Now that we intend to join the two data sources in question, select one of the data sources in the left stream, the other in the right stream, and specify the join condition that suits your data model and destination data object schema. We can also preview the data to check how the data will look like once the join transformation is applied to the data from the two data sources.
The last logical step in the data flow is to add a new destination. In Azure Data Factory terminology, it is known as Sink. Add this to the layout as shown below.
We registered the Azure Synapse instance using the linked service earlier. We can use the same and configure the sink properties to point to the Azure Synapse instance and test the connectivity as shown below.
We can configure the mappings which would be mapped automatically if column names match. If you want to modify or view the mappings, uncheck the Auto mapping option and you would be able to see the mappings as shown below. We can also preview the data to ensure that the intended data would be loaded in the data warehouse.
Publish the changes and save this data flow. We can then create a new data pipeline, add a data flow component to the pipeline. The name should be something appropriate.
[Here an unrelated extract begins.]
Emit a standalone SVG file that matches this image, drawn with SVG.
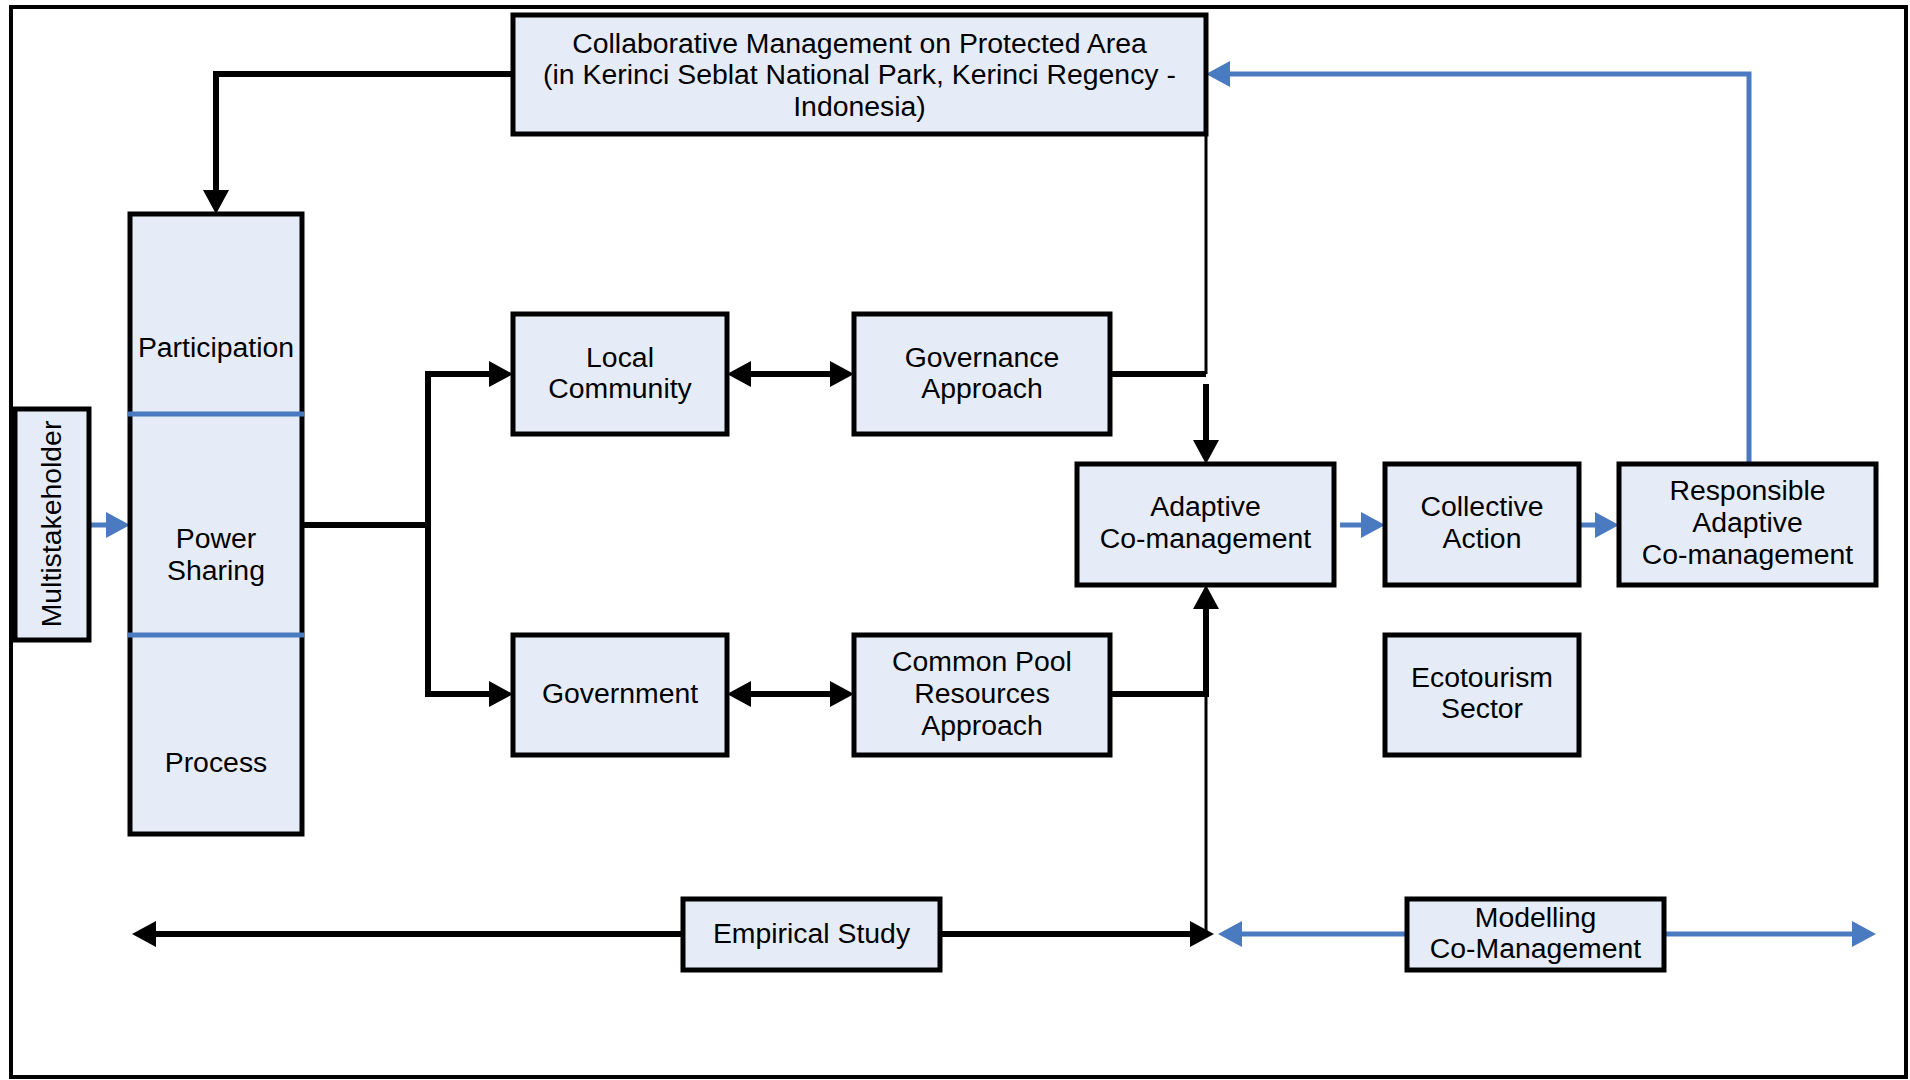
<svg xmlns="http://www.w3.org/2000/svg" width="1910" height="1080" viewBox="0 0 1910 1080">
<style>
.box{fill:#e6ecf7;stroke:#000;stroke-width:5}
.t{font-family:"Liberation Sans",Arial,sans-serif;font-size:28.4px;fill:#000;text-anchor:middle}
.k{fill:none;stroke:#000;stroke-width:6}
.thin{fill:none;stroke:#000;stroke-width:3}
.b{fill:none;stroke:#4a7ac0;stroke-width:5}
</style>
<defs>
<marker id="ah" viewBox="0 0 24 26" refX="2" refY="13" markerWidth="24" markerHeight="26" markerUnits="userSpaceOnUse" orient="auto-start-reverse"><path d="M0,0 L24,13 L0,26 z" fill="#000"/></marker>
<marker id="ahb" viewBox="0 0 24 26" refX="2" refY="13" markerWidth="24" markerHeight="26" markerUnits="userSpaceOnUse" orient="auto-start-reverse"><path d="M0,0 L24,13 L0,26 z" fill="#4a7ac0"/></marker>
</defs>
<rect x="0" y="0" width="1910" height="1080" fill="#fff"/>
<rect x="11" y="7" width="1895" height="1070" fill="none" stroke="#000" stroke-width="4"/>

<g id="connectors">
<path class="k" d="M513,74 H216 V192" marker-end="url(#ah)"/>
<path class="b" d="M89,525 H108" marker-end="url(#ahb)"/>
<path class="k" d="M302,525 H428"/>
<path class="k" d="M491,374 H428 V694 H491" marker-start="url(#ah)" marker-end="url(#ah)"/>
<path class="k" d="M749,374 H832" marker-start="url(#ah)" marker-end="url(#ah)"/>
<path class="k" d="M749,694 H832" marker-start="url(#ah)" marker-end="url(#ah)"/>
<path class="thin" d="M1206,134 V374"/>
<path class="k" d="M1110,374 H1206"/>
<path class="k" d="M1206,384 V442" marker-end="url(#ah)"/>
<path class="k" d="M1110,694 H1206"/>
<path class="k" d="M1206,697 V607" marker-end="url(#ah)"/>
<path class="thin" d="M1206,694 V934"/>
<path class="k" d="M683,934 H154" marker-end="url(#ah)"/>
<path class="k" d="M940,934 H1192" marker-end="url(#ah)"/>
<path class="b" d="M1407,934 H1240" marker-end="url(#ahb)"/>
<path class="b" d="M1664,934 H1854" marker-end="url(#ahb)"/>
<path class="b" d="M1340,525 H1363" marker-end="url(#ahb)"/>
<path class="b" d="M1581,525 H1597" marker-end="url(#ahb)"/>
<path class="b" d="M1749,464 V74 H1228" marker-end="url(#ahb)"/>
</g>

<g id="collab">
<rect class="box" x="513" y="15" width="693" height="119"/>
<text class="t" x="859.5" y="53">Collaborative Management on Protected Area</text>
<text class="t" x="859.5" y="84">(in Kerinci Seblat National Park, Kerinci Regency -</text>
<text class="t" x="859.5" y="116">Indonesia)</text>
</g>

<g id="multistakeholder">
<rect class="box" x="15" y="409" width="74" height="231"/>
<text class="t" transform="translate(61,524) rotate(-90)">Multistakeholder</text>
</g>

<g id="pillar">
<rect class="box" x="130" y="214" width="172" height="620"/>
<path class="b" d="M128,414 H304 M128,635 H304"/>
<text class="t" x="216" y="357">Participation</text>
<text class="t" x="216" y="548">Power</text>
<text class="t" x="216" y="580">Sharing</text>
<text class="t" x="216" y="772">Process</text>
</g>

<g id="local">
<rect class="box" x="513" y="314" width="214" height="120"/>
<text class="t" x="620" y="367">Local</text>
<text class="t" x="620" y="398">Community</text>
</g>

<g id="governance">
<rect class="box" x="854" y="314" width="256" height="120"/>
<text class="t" x="982" y="367">Governance</text>
<text class="t" x="982" y="398">Approach</text>
</g>

<g id="government">
<rect class="box" x="513" y="635" width="214" height="120"/>
<text class="t" x="620" y="703">Government</text>
</g>

<g id="cpr">
<rect class="box" x="854" y="635" width="256" height="120"/>
<text class="t" x="982" y="671">Common Pool</text>
<text class="t" x="982" y="703">Resources</text>
<text class="t" x="982" y="735">Approach</text>
</g>

<g id="adaptive">
<rect class="box" x="1077" y="464" width="257" height="121"/>
<text class="t" x="1205.5" y="516">Adaptive</text>
<text class="t" x="1205.5" y="548">Co-management</text>
</g>

<g id="collective">
<rect class="box" x="1385" y="464" width="194" height="121"/>
<text class="t" x="1482" y="516">Collective</text>
<text class="t" x="1482" y="548">Action</text>
</g>

<g id="responsible">
<rect class="box" x="1619" y="464" width="257" height="121"/>
<text class="t" x="1747.5" y="500">Responsible</text>
<text class="t" x="1747.5" y="532">Adaptive</text>
<text class="t" x="1747.5" y="564">Co-management</text>
</g>

<g id="ecotourism">
<rect class="box" x="1385" y="635" width="194" height="120"/>
<text class="t" x="1482" y="687">Ecotourism</text>
<text class="t" x="1482" y="718">Sector</text>
</g>

<g id="empirical">
<rect class="box" x="683" y="899" width="257" height="71"/>
<text class="t" x="811.5" y="943">Empirical Study</text>
</g>

<g id="modelling">
<rect class="box" x="1407" y="899" width="257" height="71"/>
<text class="t" x="1535.5" y="927">Modelling</text>
<text class="t" x="1535.5" y="958">Co-Management</text>
</g>
</svg>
We can save this data pipeline either as a template and then the future data pipeline can use this data pipeline that contains the flow related to a data warehouse, or alternatively, one can clone the data flow and use it as a template to create different data flows having common functions but different transforms for different dimensions or facts.
Point the data flow component to the data flow that we just created as shown below, and then the data pipeline is ready to be executed as required to perform the actual ETL operations on the data.
In this way, we can create a data flow and data pipeline that can be used as a template to move and transform data from source systems to data warehouses on the Azure cloud.
In this article, we sourced the data from two transactional databases, merged the same, and loaded it into Azure Synapse using data flow and data pipeline developed using Azure Data Factory.